▶ [Raw data]

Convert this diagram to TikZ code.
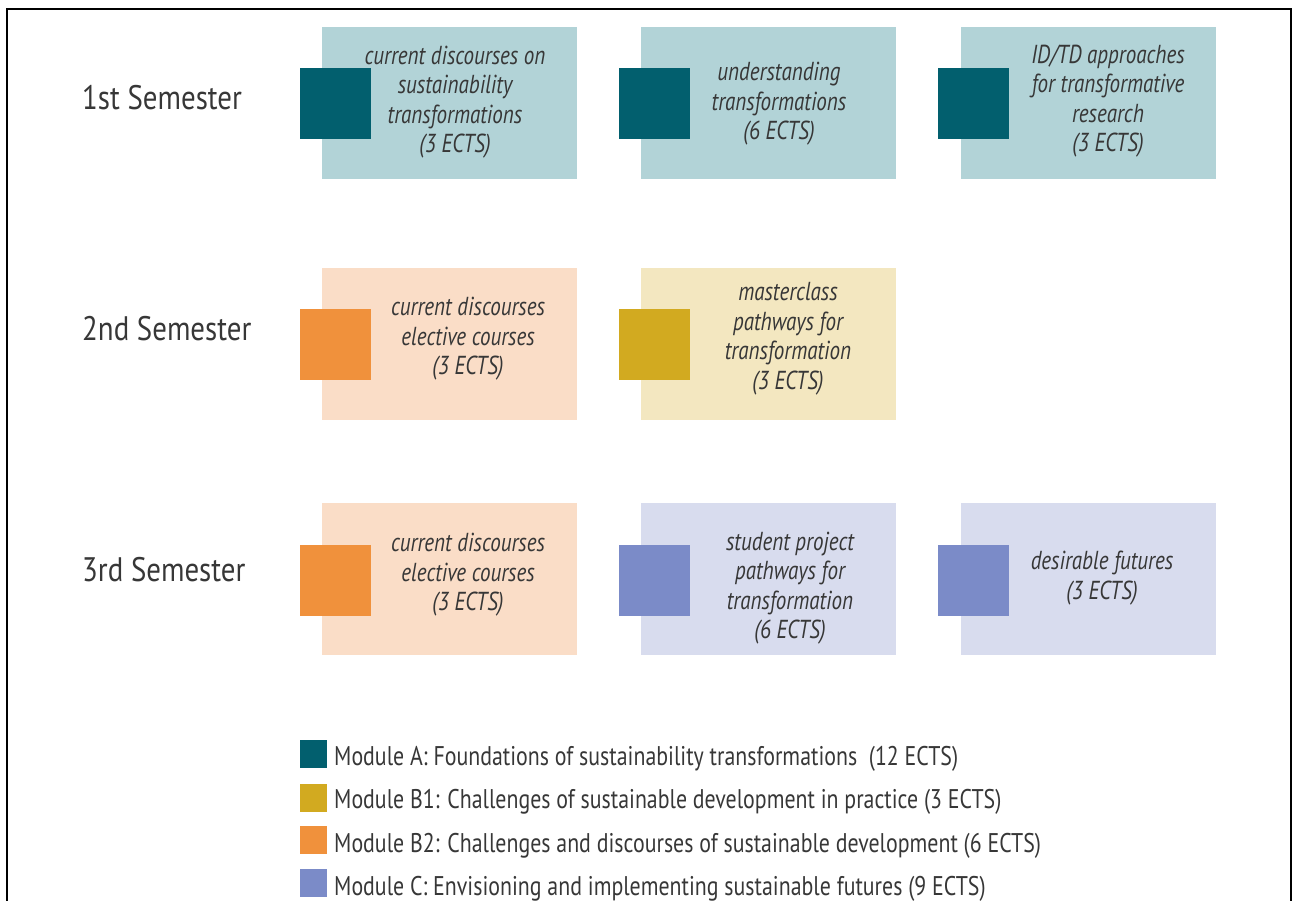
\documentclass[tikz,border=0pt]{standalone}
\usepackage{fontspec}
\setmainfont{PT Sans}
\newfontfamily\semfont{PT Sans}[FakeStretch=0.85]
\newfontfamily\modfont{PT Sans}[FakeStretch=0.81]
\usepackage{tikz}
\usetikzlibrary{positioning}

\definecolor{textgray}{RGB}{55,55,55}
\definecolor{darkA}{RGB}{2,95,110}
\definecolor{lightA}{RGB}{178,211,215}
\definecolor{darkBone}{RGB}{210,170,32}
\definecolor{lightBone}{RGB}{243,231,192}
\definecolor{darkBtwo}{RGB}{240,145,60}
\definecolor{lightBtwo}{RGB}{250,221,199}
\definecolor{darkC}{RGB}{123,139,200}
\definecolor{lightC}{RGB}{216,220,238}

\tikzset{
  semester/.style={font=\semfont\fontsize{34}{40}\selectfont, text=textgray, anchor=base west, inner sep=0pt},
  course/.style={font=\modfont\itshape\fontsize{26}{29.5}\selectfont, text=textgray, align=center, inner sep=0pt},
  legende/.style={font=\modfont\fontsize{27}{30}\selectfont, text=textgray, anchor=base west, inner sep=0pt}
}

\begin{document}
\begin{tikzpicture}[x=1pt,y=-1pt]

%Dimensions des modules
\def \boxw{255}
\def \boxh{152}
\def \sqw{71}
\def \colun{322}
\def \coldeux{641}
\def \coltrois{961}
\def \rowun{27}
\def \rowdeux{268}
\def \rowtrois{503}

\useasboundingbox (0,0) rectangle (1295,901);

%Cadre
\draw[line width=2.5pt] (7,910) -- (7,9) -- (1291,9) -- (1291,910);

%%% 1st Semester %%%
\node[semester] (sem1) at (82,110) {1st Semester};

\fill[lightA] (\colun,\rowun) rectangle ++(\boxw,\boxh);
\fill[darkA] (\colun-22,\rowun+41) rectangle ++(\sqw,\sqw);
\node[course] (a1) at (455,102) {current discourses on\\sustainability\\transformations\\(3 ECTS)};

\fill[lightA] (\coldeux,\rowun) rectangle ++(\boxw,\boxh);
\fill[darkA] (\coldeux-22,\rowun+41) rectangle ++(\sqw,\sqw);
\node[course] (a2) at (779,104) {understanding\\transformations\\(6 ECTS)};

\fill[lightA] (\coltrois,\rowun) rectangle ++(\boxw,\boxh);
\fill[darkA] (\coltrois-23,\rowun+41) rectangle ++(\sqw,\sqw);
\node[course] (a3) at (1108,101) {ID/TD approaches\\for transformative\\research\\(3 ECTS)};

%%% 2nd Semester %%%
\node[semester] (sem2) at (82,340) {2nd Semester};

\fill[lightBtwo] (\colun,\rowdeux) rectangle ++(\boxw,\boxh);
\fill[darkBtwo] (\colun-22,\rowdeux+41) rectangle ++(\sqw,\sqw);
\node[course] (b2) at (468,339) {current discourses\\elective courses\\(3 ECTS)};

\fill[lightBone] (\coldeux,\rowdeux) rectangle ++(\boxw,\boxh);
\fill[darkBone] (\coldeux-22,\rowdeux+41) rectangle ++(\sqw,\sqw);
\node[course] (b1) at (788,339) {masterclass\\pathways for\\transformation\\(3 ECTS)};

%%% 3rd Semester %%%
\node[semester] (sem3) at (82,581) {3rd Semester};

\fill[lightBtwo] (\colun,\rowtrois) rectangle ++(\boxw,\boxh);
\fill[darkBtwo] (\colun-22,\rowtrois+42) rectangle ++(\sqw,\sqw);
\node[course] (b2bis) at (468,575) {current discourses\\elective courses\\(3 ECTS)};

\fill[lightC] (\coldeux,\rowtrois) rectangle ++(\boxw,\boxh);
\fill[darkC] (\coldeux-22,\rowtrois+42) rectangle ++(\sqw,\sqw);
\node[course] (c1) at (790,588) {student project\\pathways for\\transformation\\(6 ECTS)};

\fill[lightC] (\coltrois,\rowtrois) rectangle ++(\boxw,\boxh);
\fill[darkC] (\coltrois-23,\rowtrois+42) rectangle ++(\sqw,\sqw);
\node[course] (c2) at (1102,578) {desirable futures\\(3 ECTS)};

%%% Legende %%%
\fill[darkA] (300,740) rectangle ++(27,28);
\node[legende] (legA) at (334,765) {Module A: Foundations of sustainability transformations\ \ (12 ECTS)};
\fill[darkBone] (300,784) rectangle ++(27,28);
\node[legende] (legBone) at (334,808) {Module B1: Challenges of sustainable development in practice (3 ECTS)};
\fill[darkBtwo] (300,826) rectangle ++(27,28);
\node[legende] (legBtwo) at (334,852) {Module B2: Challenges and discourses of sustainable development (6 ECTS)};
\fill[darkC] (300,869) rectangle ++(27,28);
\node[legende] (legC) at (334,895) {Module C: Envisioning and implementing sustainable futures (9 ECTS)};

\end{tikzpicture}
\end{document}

▶ [Written request] Transcribe exactly, with no pictures, the lines running from the first line of the material through the line holding "(a1) at (455,102)".

▶ [Output below]
Convert this diagram to TikZ code.
\documentclass[tikz,border=0pt]{standalone}
\usepackage{fontspec}
\setmainfont{PT Sans}
\newfontfamily\semfont{PT Sans}[FakeStretch=0.85]
\newfontfamily\modfont{PT Sans}[FakeStretch=0.81]
\usepackage{tikz}
\usetikzlibrary{positioning}

\definecolor{textgray}{RGB}{55,55,55}
\definecolor{darkA}{RGB}{2,95,110}
\definecolor{lightA}{RGB}{178,211,215}
\definecolor{darkBone}{RGB}{210,170,32}
\definecolor{lightBone}{RGB}{243,231,192}
\definecolor{darkBtwo}{RGB}{240,145,60}
\definecolor{lightBtwo}{RGB}{250,221,199}
\definecolor{darkC}{RGB}{123,139,200}
\definecolor{lightC}{RGB}{216,220,238}

\tikzset{
  semester/.style={font=\semfont\fontsize{34}{40}\selectfont, text=textgray, anchor=base west, inner sep=0pt},
  course/.style={font=\modfont\itshape\fontsize{26}{29.5}\selectfont, text=textgray, align=center, inner sep=0pt},
  legende/.style={font=\modfont\fontsize{27}{30}\selectfont, text=textgray, anchor=base west, inner sep=0pt}
}

\begin{document}
\begin{tikzpicture}[x=1pt,y=-1pt]

%Dimensions des modules
\def \boxw{255}
\def \boxh{152}
\def \sqw{71}
\def \colun{322}
\def \coldeux{641}
\def \coltrois{961}
\def \rowun{27}
\def \rowdeux{268}
\def \rowtrois{503}

\useasboundingbox (0,0) rectangle (1295,901);

%Cadre
\draw[line width=2.5pt] (7,910) -- (7,9) -- (1291,9) -- (1291,910);

%%% 1st Semester %%%
\node[semester] (sem1) at (82,110) {1st Semester};

\fill[lightA] (\colun,\rowun) rectangle ++(\boxw,\boxh);
\fill[darkA] (\colun-22,\rowun+41) rectangle ++(\sqw,\sqw);
\node[course] (a1) at (455,102) {current discourses on\\sustainability\\transformations\\(3 ECTS)};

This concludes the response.